Entries with chart source code:
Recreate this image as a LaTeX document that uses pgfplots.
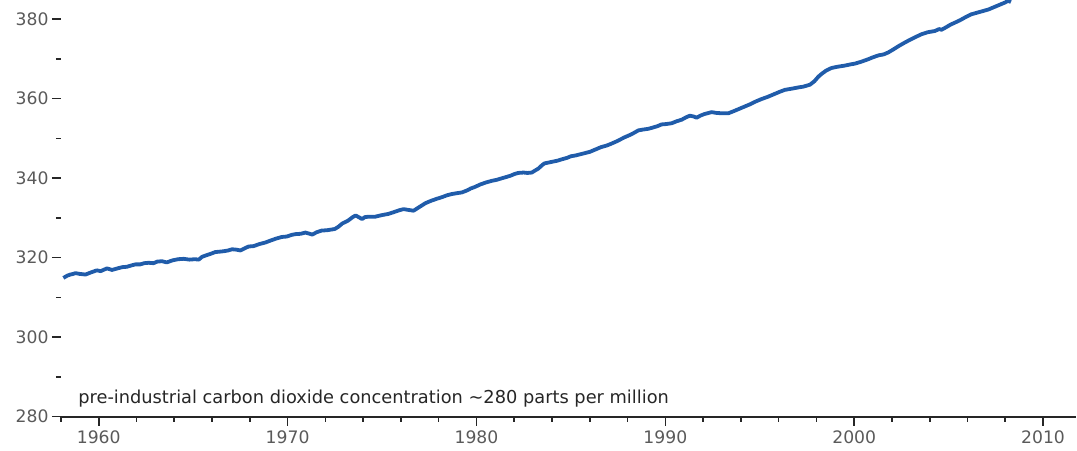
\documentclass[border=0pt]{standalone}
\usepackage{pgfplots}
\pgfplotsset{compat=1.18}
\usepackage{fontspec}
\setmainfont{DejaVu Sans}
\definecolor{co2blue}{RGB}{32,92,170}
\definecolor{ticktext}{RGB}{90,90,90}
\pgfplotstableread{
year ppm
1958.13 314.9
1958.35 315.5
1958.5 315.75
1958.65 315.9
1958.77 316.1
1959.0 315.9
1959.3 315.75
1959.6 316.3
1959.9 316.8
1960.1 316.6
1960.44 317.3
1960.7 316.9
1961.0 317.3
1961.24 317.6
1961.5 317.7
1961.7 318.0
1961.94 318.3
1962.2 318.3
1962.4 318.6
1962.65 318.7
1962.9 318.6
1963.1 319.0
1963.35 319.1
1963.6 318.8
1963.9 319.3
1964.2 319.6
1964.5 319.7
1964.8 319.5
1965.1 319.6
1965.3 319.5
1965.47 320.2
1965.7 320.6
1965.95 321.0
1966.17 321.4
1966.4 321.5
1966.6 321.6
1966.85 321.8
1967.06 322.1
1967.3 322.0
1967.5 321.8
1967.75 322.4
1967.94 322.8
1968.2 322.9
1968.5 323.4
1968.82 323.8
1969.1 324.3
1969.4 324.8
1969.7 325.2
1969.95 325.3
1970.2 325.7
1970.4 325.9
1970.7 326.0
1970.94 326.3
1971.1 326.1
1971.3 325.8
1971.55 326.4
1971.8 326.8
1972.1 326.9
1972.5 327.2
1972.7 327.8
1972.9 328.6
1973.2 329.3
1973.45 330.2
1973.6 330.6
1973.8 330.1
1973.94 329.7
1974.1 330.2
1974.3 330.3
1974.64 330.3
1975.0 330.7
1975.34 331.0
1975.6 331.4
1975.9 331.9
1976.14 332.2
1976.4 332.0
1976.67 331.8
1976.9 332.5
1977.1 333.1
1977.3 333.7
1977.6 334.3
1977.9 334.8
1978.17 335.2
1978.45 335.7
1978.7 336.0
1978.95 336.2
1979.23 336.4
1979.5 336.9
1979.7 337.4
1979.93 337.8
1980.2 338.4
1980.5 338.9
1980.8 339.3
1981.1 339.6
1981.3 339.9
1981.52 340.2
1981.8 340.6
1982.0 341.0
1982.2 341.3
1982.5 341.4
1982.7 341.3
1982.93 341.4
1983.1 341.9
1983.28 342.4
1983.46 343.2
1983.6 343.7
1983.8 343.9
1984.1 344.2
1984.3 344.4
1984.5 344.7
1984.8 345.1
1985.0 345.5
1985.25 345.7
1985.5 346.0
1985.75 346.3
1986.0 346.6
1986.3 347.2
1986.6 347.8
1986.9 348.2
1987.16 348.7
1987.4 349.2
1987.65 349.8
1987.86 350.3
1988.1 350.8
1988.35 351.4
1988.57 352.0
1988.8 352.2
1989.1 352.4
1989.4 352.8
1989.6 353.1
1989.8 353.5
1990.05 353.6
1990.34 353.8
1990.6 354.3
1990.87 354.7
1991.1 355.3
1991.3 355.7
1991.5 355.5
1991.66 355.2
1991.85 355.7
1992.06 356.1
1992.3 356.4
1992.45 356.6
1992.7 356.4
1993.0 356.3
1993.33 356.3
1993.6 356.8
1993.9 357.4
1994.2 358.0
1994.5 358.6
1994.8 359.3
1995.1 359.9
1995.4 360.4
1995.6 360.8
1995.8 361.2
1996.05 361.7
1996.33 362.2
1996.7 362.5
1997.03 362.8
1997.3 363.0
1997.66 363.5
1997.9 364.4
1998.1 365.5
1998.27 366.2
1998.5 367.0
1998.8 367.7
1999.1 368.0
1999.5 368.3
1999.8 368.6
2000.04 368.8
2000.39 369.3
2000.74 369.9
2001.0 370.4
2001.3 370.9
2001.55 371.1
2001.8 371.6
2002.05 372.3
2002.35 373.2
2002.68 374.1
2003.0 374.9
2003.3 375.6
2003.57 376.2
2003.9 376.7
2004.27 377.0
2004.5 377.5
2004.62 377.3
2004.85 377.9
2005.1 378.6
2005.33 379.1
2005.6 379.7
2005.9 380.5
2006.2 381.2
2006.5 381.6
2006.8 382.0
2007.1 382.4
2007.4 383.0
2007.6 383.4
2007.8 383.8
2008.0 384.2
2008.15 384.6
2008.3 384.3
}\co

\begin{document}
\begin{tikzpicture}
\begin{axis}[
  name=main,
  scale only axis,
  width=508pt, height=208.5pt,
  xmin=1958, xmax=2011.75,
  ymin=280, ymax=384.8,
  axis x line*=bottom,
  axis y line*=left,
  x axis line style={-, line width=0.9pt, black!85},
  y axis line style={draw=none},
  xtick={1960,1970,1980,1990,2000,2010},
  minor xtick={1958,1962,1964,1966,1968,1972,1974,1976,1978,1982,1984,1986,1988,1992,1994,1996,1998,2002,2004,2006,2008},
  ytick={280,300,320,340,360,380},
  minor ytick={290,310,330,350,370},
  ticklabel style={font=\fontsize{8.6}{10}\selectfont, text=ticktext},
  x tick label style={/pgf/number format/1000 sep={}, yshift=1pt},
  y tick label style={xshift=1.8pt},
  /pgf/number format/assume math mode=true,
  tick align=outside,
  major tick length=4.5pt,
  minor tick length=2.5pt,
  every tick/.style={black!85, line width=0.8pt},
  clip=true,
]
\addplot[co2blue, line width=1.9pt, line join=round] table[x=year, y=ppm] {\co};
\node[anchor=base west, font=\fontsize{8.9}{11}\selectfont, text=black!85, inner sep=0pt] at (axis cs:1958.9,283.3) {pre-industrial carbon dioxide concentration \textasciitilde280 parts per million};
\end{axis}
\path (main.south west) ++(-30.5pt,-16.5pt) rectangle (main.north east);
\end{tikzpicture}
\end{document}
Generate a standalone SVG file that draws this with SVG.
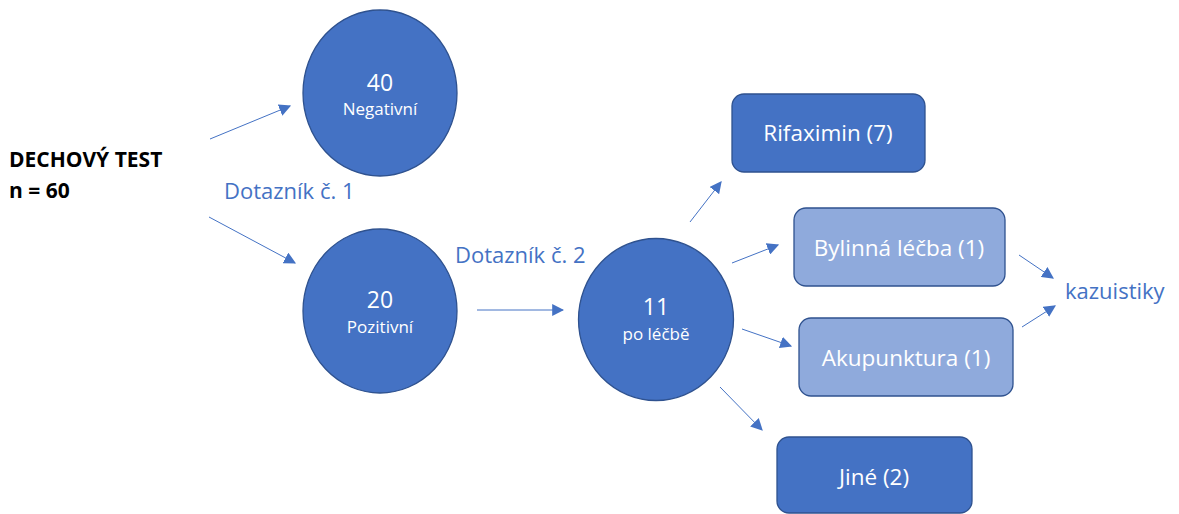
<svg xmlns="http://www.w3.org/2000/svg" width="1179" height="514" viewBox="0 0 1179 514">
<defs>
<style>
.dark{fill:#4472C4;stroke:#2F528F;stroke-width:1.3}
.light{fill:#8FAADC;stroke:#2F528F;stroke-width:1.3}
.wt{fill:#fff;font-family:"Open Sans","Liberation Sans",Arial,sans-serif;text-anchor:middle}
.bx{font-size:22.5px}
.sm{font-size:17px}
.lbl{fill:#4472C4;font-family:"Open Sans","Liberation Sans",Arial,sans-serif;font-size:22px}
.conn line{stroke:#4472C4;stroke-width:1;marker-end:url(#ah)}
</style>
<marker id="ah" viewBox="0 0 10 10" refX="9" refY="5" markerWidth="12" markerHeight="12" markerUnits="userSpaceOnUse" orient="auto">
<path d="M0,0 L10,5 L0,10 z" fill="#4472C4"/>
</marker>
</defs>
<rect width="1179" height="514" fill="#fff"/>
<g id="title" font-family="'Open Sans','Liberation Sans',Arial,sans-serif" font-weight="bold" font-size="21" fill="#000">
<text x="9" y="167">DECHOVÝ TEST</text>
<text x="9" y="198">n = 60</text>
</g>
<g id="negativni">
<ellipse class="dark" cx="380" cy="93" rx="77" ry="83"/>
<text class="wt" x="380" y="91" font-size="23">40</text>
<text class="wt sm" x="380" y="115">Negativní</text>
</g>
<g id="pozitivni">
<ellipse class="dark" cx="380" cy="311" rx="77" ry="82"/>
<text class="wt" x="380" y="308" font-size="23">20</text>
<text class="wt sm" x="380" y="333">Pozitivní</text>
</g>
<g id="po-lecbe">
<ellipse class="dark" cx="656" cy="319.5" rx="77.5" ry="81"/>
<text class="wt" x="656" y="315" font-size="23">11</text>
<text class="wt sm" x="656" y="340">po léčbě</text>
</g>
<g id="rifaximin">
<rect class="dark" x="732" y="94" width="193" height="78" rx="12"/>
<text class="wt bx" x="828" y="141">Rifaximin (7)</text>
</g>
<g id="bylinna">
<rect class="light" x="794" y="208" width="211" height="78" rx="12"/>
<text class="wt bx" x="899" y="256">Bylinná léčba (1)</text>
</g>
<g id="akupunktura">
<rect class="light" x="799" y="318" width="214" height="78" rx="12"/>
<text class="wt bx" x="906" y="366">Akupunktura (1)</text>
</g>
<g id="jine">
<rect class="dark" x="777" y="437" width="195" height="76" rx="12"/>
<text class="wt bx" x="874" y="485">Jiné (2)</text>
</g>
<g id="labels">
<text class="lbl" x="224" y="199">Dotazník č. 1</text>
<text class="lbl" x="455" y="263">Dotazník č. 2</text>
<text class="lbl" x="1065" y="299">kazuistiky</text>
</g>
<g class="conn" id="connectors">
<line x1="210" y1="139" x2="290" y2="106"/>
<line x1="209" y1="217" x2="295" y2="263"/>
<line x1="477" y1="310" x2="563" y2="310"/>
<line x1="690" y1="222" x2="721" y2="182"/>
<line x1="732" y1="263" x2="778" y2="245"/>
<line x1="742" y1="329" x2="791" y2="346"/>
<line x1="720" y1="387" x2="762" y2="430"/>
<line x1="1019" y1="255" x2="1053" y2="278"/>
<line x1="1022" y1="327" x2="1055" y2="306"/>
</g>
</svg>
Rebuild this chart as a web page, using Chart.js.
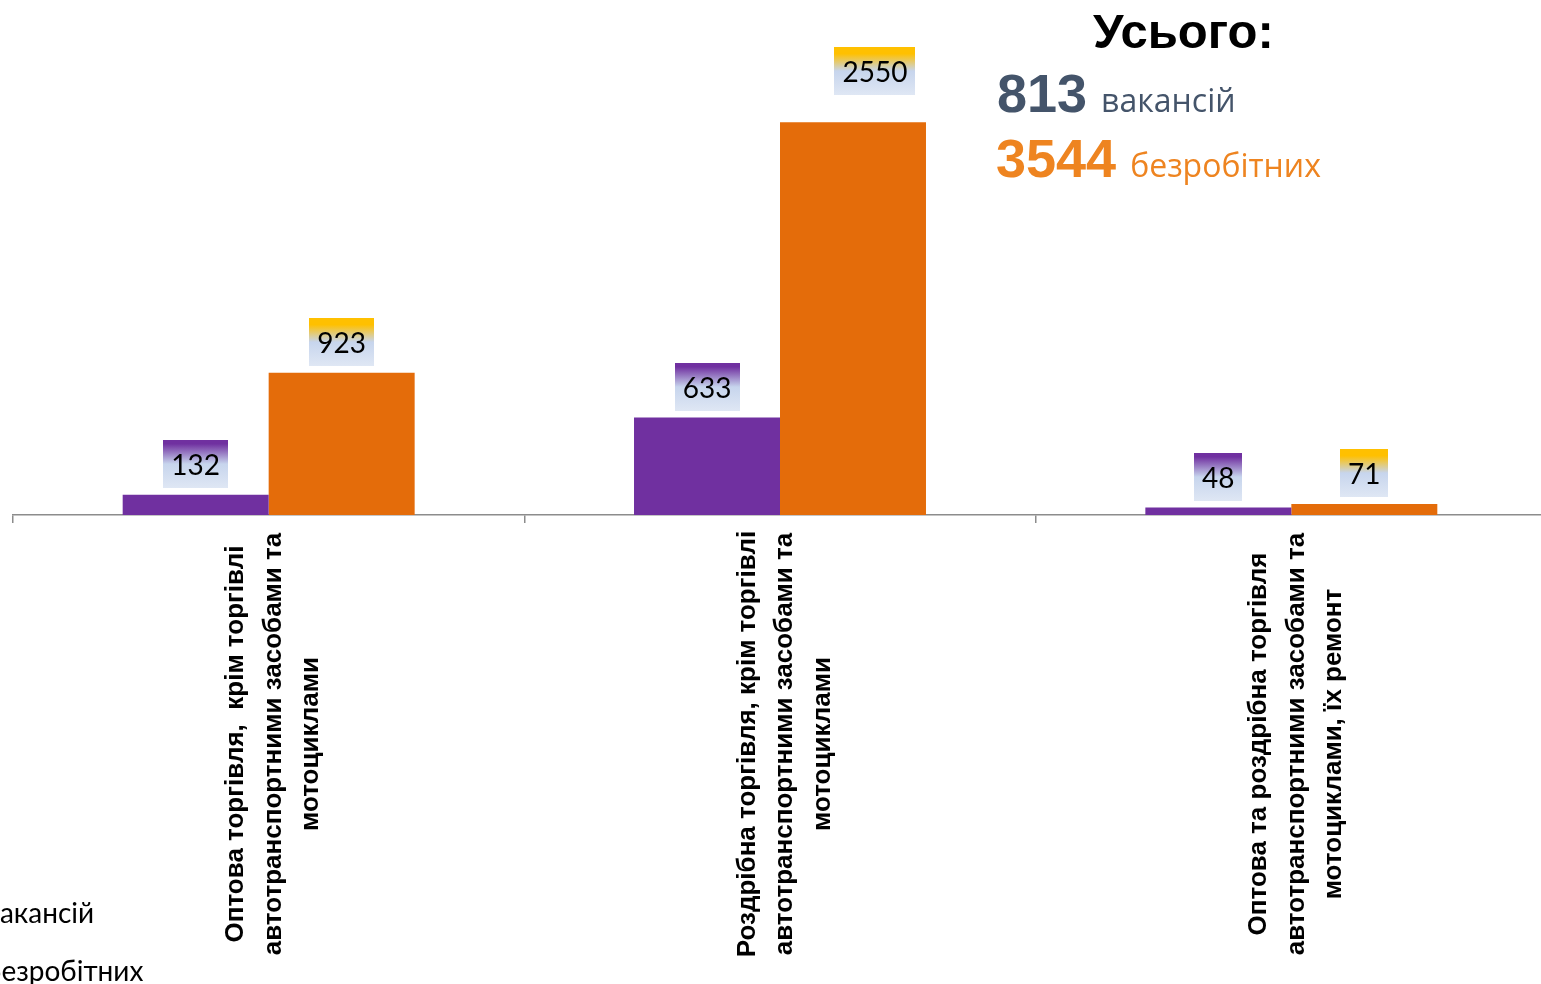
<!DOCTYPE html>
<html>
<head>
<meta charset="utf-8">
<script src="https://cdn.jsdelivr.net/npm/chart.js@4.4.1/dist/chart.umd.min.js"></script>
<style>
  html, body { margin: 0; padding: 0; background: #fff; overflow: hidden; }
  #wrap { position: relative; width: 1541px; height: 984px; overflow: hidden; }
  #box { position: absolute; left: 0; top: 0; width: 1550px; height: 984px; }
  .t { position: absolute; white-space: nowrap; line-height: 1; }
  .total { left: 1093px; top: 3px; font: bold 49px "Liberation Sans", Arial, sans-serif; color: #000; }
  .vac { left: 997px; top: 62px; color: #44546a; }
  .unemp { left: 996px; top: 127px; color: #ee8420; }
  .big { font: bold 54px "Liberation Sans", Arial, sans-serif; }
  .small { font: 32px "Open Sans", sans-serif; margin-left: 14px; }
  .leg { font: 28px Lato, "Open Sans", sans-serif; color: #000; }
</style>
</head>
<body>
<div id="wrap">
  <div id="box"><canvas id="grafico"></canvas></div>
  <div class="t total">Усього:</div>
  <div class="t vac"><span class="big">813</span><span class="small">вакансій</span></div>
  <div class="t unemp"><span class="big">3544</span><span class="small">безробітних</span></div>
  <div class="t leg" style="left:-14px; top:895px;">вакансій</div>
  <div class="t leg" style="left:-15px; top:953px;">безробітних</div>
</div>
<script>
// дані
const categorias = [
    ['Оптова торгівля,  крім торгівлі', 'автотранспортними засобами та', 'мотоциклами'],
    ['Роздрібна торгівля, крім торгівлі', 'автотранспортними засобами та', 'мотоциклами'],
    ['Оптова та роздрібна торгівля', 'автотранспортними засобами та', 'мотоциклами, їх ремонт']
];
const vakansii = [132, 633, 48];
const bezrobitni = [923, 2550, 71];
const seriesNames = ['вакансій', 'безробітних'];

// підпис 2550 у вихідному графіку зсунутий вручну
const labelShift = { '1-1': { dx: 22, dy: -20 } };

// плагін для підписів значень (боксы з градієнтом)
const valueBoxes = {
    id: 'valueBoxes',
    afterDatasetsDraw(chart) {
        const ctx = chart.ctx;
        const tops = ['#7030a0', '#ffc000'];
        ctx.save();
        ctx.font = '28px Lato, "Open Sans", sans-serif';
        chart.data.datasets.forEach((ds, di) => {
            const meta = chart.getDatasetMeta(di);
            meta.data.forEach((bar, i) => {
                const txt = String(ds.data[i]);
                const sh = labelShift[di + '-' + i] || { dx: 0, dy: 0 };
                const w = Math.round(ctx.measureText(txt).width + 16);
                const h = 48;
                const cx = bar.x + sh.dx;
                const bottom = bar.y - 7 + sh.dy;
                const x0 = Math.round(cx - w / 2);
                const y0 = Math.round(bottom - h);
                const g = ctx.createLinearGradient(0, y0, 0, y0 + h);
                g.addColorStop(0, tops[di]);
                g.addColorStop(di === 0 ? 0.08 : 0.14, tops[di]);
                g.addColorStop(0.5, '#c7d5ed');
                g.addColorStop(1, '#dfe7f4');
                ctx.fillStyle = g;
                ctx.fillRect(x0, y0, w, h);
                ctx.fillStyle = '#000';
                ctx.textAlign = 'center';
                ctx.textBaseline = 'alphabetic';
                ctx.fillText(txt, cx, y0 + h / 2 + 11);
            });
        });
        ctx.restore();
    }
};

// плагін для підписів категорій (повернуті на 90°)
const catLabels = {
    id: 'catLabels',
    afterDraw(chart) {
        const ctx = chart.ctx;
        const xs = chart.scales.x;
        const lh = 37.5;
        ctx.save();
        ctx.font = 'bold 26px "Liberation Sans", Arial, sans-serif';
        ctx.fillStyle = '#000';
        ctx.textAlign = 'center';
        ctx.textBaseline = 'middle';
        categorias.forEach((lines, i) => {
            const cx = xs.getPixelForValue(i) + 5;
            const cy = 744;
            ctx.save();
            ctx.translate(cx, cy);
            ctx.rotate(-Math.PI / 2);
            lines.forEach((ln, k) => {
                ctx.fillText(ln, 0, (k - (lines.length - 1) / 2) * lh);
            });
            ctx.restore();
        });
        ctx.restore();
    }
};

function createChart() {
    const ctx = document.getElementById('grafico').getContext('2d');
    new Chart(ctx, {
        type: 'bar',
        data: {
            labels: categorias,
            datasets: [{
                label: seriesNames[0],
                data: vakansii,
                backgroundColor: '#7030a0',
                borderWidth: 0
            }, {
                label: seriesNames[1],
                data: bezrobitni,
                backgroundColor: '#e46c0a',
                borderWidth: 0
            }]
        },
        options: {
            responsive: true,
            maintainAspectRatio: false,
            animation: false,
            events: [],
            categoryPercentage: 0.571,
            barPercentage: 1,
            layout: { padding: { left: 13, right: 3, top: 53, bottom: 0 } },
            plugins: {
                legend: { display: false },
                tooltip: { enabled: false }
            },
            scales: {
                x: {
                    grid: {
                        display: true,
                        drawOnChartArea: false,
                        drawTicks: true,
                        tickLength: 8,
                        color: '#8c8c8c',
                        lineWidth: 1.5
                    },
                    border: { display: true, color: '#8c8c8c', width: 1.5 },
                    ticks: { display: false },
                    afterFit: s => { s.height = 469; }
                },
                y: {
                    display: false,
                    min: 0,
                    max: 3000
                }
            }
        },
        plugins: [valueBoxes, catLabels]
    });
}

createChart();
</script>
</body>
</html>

INSTRUCTIONS TO FOLLOW = Pictures excluded, retype exactly the lines running from the one with "Rebuild this chart" through the one with "22, dy: -20". Include both end lines and nothing more.

RESULT FOR THIS TASK =
Rebuild this chart as a web page, using Chart.js.
<!DOCTYPE html>
<html>
<head>
<meta charset="utf-8">
<script src="https://cdn.jsdelivr.net/npm/chart.js@4.4.1/dist/chart.umd.min.js"></script>
<style>
  html, body { margin: 0; padding: 0; background: #fff; overflow: hidden; }
  #wrap { position: relative; width: 1541px; height: 984px; overflow: hidden; }
  #box { position: absolute; left: 0; top: 0; width: 1550px; height: 984px; }
  .t { position: absolute; white-space: nowrap; line-height: 1; }
  .total { left: 1093px; top: 3px; font: bold 49px "Liberation Sans", Arial, sans-serif; color: #000; }
  .vac { left: 997px; top: 62px; color: #44546a; }
  .unemp { left: 996px; top: 127px; color: #ee8420; }
  .big { font: bold 54px "Liberation Sans", Arial, sans-serif; }
  .small { font: 32px "Open Sans", sans-serif; margin-left: 14px; }
  .leg { font: 28px Lato, "Open Sans", sans-serif; color: #000; }
</style>
</head>
<body>
<div id="wrap">
  <div id="box"><canvas id="grafico"></canvas></div>
  <div class="t total">Усього:</div>
  <div class="t vac"><span class="big">813</span><span class="small">вакансій</span></div>
  <div class="t unemp"><span class="big">3544</span><span class="small">безробітних</span></div>
  <div class="t leg" style="left:-14px; top:895px;">вакансій</div>
  <div class="t leg" style="left:-15px; top:953px;">безробітних</div>
</div>
<script>
// дані
const categorias = [
    ['Оптова торгівля,  крім торгівлі', 'автотранспортними засобами та', 'мотоциклами'],
    ['Роздрібна торгівля, крім торгівлі', 'автотранспортними засобами та', 'мотоциклами'],
    ['Оптова та роздрібна торгівля', 'автотранспортними засобами та', 'мотоциклами, їх ремонт']
];
const vakansii = [132, 633, 48];
const bezrobitni = [923, 2550, 71];
const seriesNames = ['вакансій', 'безробітних'];

// підпис 2550 у вихідному графіку зсунутий вручну
const labelShift = { '1-1': { dx: 22, dy: -20 } };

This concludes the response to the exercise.